So Much To Decide

Research estimates that, of the 35,000 “remotely conscious” decisions we make every day, 226.7 of them are about food.

That 226.7 seems low to me and other people I know (I asked them). Then again, we also have to decide:

  • What to wear for which part of what day
  • What tasks we will plan to accomplish
  • Who we will engage with socially, to do what
  • How much money to save, where to save it, how to spend it, where to donate it
  • What to do for work, where to do it, how to do it
  • Whether to have children, how many, where they go to school, who they play with
  • Whether, when, how often to call your mother
  • Whether to take the umbrella today
  • On and on it goes, with no end in sight, ever…

So it’s a lot.

We could also discuss what is meant by “remotely conscious,” and when we think it’s best to go with our gut or put some more conscious thought into the mix.

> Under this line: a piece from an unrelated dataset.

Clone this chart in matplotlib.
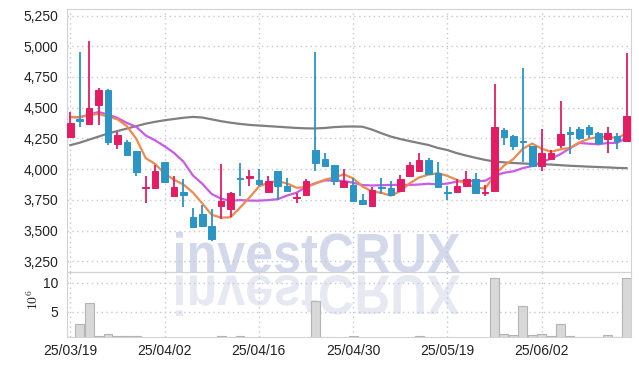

But I am making a decision that, for this post, I would like to focus on the cost of working decisions too hard, and what we can do instead.

Working Decisions Too Hard

Maybe you think that, the harder the decision, the more time you should spend making it? Think again. Consider (Jean) Buridan’s Ass, philosophical thought experiment that dates at least as far back as Aristotle, and goes something like this:

An equally hungry and thirsty donkey, placed exactly halfway between a stack of hay and a pail of water, cannot decide which way to go. Paralyzed with indecision and, therefore, approaching neither the food nor the drink while he tries to decide, the donkey dies.

Wonderful, isn’t it. And to back it up, an article entitled Irrational Time Allocation in Decision-Making reported on fast moving, less accurate bees winding up with more nectar than the slower, more accurate bees; and human subjects earning greater rewards (snack food, dollars) when a deadline was imposed on the subjects to break any deadlock like the one suffered by the ass.

What Makes Decisions Hard

Sometimes decisions are hard because there is roughly equal risk and reward on either side. You’ve heard of buyer’s remorse, happens less when the one you bought was a lot better than the one you didn’t. But when it was ‘six of one, half a dozen of the other’, it’s tougher, because we are often so fearful of getting it wrong, making a mistake.

But the real mistake is in the overthinking itself, because it is so expensive. So, for example, while you were going back and forth in your head afraid to make a mistake, someone else stepped up to the plate and took your one that got away – a home, a mate, the job, whatever it was that you obliterated out of existence by overthinking it, just like the donkey.

So here is something I live, breath, and teach: It is not the decisions we make but what we make of these decisions once we have made them that makes all the difference in our lives.

What a delight it is to bear witness to the new decisions my clients make – new homes, new jobs, new wellness habits, new love interests – often without even talking about these particular decisions directly in our work.

All because they all of a sudden realize they can do this – they can make new decisions in their lives and feel all the better for it because they now know, love, and trust the self in charge.

So when you decide to make a change, decide also to make it work — if for no other reason than just to know you can. And then do it again. Decide. Commit, Repeat. Practice, practice, practice…and see what happens.